Erano concetti del tutto innovativi, diffusi in Grecia da Talete e dai filosofi Jonici della natura (Talete da Mileto, di stirpe fenicia, è il fondatore della Scuola Jonica). Secondo queste nuove teorie, la salute dell'uomo si basa sull'armonia, sull'equilibrio e sull'ordine delle forze naturali. Applicando questi concetti alle città (aggregazioni di uomini), i filosofi-matematici sbarcati a Neapolis erano persuasi che l'armonia (anche urbanistica) fosse una precondizione per la salubrità dei centri urbani. La salubrità di una città, sostenevano, è determinata anche dall'orientamento del suo sistema di strade. «A Napoli - spiega la Tauro - questo sistema orientato sarà costituito dalle tre plateiai (strade larghe) principali e i circa ventuno stenopoi (strade strette) ortogonali ad esse. In base ai dettami della nuova filosofia, la disposizione ortogonale delle strade e il loro orientamento a est-nord-est, il primo quadrante della rosa dei venti, avrebbe impedito ai venti freddi dominanti di Maestrale, provenienti da nord-ovest, di propagarsi con violenza nella città, ingolfandosi nel labirinto dei vicoli. Invece a Neapolis - scrive l'autrice - la salubre e mite brezza del Grecale-Levante, proveniente dal settore ad est-nord-est, si sarebbe facilmente incalanata lungo le strade orientate verso questa direzione senza che si frapponesse nessuna barriera fisica a rallentarne il flusso benefico, e avrebbe così spezzato via le malariche arie provenienti dalle paludi a est della città».

Il nuovo sapere che da Talete prima, e poi dagli allievi filosofi della scuola di Mileto verrà perfezionato, permeerà di sé tutta la Magna Grecia. L'urbanistica di Neapolis, il tracciato delle strade, saranno dunque influenzate dalle teorie dei filosofi-matematici approdati a Cuma e accolti dall'aristocrazia al potere in quegli anni. Pitagora di Samo (569 A.C. - 475 A.C.) fu allievo di Talete. Tutta l'Italia meridionale subì l'influsso del suo sapere matematico, basato sui concetti di armonia e proporzione.

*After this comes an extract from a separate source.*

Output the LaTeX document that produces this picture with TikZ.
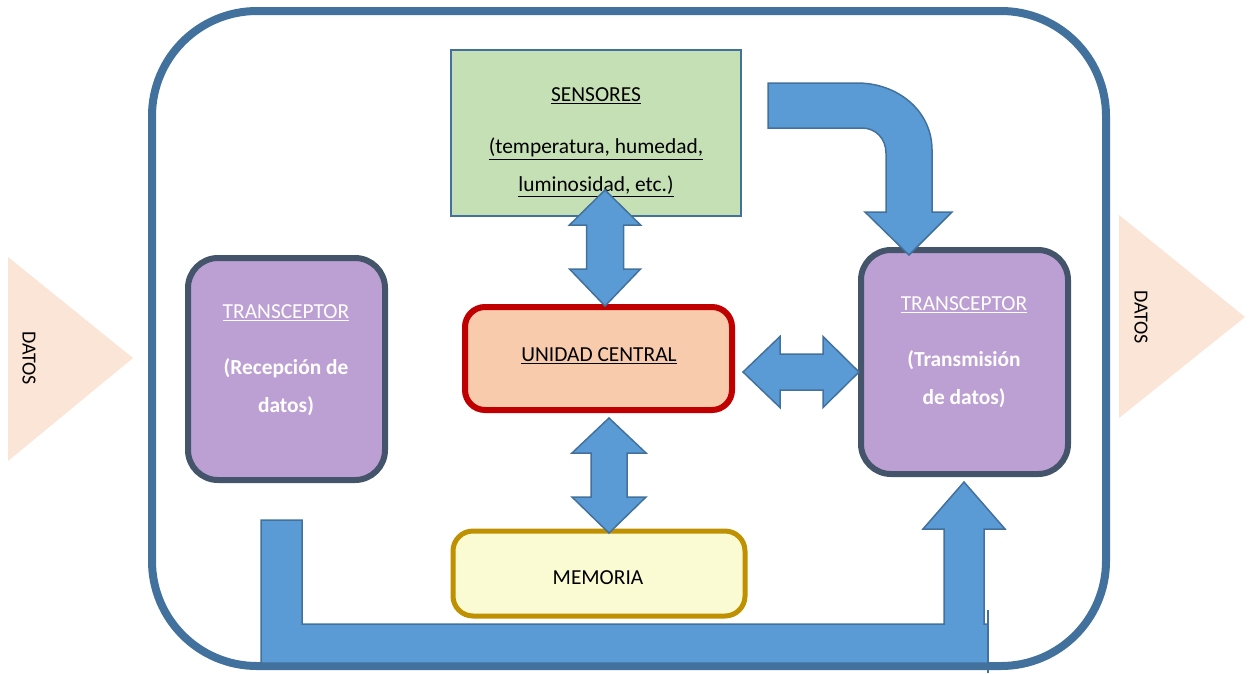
\documentclass[tikz,border=0pt]{standalone}
\usepackage{fontspec}
\setmainfont{Carlito}
\usepackage{tikz}
\definecolor{Frame}{RGB}{65,113,156}
\definecolor{ArrowFill}{RGB}{91,155,213}
\definecolor{SensorFill}{RGB}{197,224,180}
\definecolor{PurpleFill}{RGB}{189,160,211}
\definecolor{Slate}{RGB}{68,84,106}
\definecolor{CpuFill}{RGB}{248,203,173}
\definecolor{CpuLine}{RGB}{192,0,0}
\definecolor{MemFill}{RGB}{250,251,210}
\definecolor{MemLine}{RGB}{191,144,0}
\definecolor{Peach}{RGB}{251,229,214}

\begin{document}
\begin{tikzpicture}[x=1pt, y=-1pt,
    box/.style={rectangle, inner sep=0pt, outer sep=0pt},
    txt/.style={align=center, inner sep=0pt, font=\fontsize{21.4}{38}\selectfont},
    blockarr/.style={fill=ArrowFill, draw=Frame, line width=1.5pt},
]
\useasboundingbox (0,0) rectangle (1249,673);

% outer frame
\draw[Frame, line width=8pt, rounded corners=105pt] (152,11) rectangle (1106,666);

% data in / out
\fill[Peach] (8,257) -- (133,358) -- (8,461) -- cycle;
\fill[Peach] (1119,215) -- (1245,317) -- (1119,418) -- cycle;
\node[txt, rotate=-90, font=\fontsize{20}{24}\selectfont] (datosIn) at (29,358) {DATOS};
\node[txt, rotate=-90, font=\fontsize{20}{24}\selectfont] (datosOut) at (1141,317) {DATOS};

% blocks
\node[box, draw=Frame, line width=2pt, fill=SensorFill, minimum width=290pt, minimum height=166pt]
      (sens) at (596,133) {};
\node[box, draw=Slate, line width=6pt, fill=PurpleFill, rounded corners=30pt,
      minimum width=197pt, minimum height=222pt] (rx) at (286.5,369) {};
\node[box, draw=Slate, line width=6pt, fill=PurpleFill, rounded corners=30pt,
      minimum width=207pt, minimum height=224pt] (tx) at (964.5,362) {};
\node[box, draw=CpuLine, line width=6pt, fill=CpuFill, rounded corners=20pt,
      minimum width=267pt, minimum height=103pt] (cpu) at (598.5,358.5) {};
\node[box, draw=MemLine, line width=5pt, fill=MemFill, rounded corners=20pt,
      minimum width=292pt, minimum height=85pt] (mem) at (599,573.5) {};

\node[txt] (sensText) at (596,142.5) {\underline{SENSORES}\\[14pt]
      \underline{(temperatura, humedad,}\\ \underline{luminosidad, etc.)}};
\node[txt, white] (rxText) at (286,360) {\underline{TRANSCEPTOR}\\[18pt]
      \textbf{(Recepción de}\\ \textbf{datos)}};
\node[txt, white] (txText) at (964,352.5) {\underline{TRANSCEPTOR}\\[18pt]
      \textbf{(Transmisión}\\ \textbf{de datos)}};
\node[txt] (cpuText) at (599,356) {\underline{UNIDAD CENTRAL}};
\node[txt] (memText) at (598,578) {MEMORIA};

% block arrows
\draw[blockarr] (605,190) -- (640.5,225) -- (623.5,225) -- (623.5,269) -- (640.5,269)
      -- (605,306) -- (569.5,269) -- (586.5,269) -- (586.5,225) -- (569.5,225) -- cycle;
\draw[blockarr] (609,418) -- (646,453) -- (627,453) -- (627,497) -- (646,497)
      -- (609,533) -- (572,497) -- (591,497) -- (591,453) -- (572,453) -- cycle;
\draw[blockarr] (743,372) -- (780,336.5) -- (780,354) -- (823,354) -- (823,336.5)
      -- (859,372) -- (823,407.5) -- (823,390) -- (780,390) -- (780,407.5) -- cycle;
\draw[blockarr] (768,83) -- (857,83) .. controls (898,83) and (932,111) .. (932,150)
      -- (932,212) -- (952,212) -- (909,255) -- (865,212) -- (886,212) -- (886,153)
      .. controls (886,139) and (876,128) .. (862,128) -- (768,128) -- cycle;
\draw[blockarr] (261,520) -- (302,520) -- (302,624) -- (944,624) -- (944,529) -- (923,529)
      -- (964,482) -- (1005,529) -- (984,529) -- (984,624) -- (988,624) -- (988,663)
      -- (261,663) -- cycle;
\draw[Frame, line width=1.5pt] (988,610) -- (988,673);
\end{tikzpicture}
\end{document}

E Nea-pòlis, Città Nuova, fu il teatro privilegiato per sperimentare i nuovi criteri di suddivisione dello spazio urbano, proporzionale e armonico.  

Molti anni dopo i filosofi Jonici e Pitagorici, il grande architetto Vitruvio prese a modello proprio la città greca di Neapolis, e le sue prodigiose geometrie, per descrivere la sua «città ideale». Vitruvio era l'architetto dell'imperatore Augusto, e certamente in età augustea ebbe un ruolo importante nella ricostruzione della città. Non è dunque un caso se, in pieno Rinascimento, un altro grande architetto, Fra' Giocondo, nell'illustrare il De Architectura di Vitruvio prenda a modello proprio l'impianto urbano di Neapolis. Le strade orizzontali sono più ampie di quelle verticali: riecco, nel capolavoro di Vitruvio illustrato da Fra' Giocondo, l'alternanza di plateiai e stenopoi, che si incrociano ad ogni angolo retto con strade più strette perpendicolari ad esse. Dietro la costruzione di Neapolis si nasconderebbe dunque un'operazione geometrica di ripartizione degli spazi, poi idealizzata da Vitruvio e dagli architetti rinascimentali, soprattutto in epoca aragonese. Dalla geometria all'urbanistica.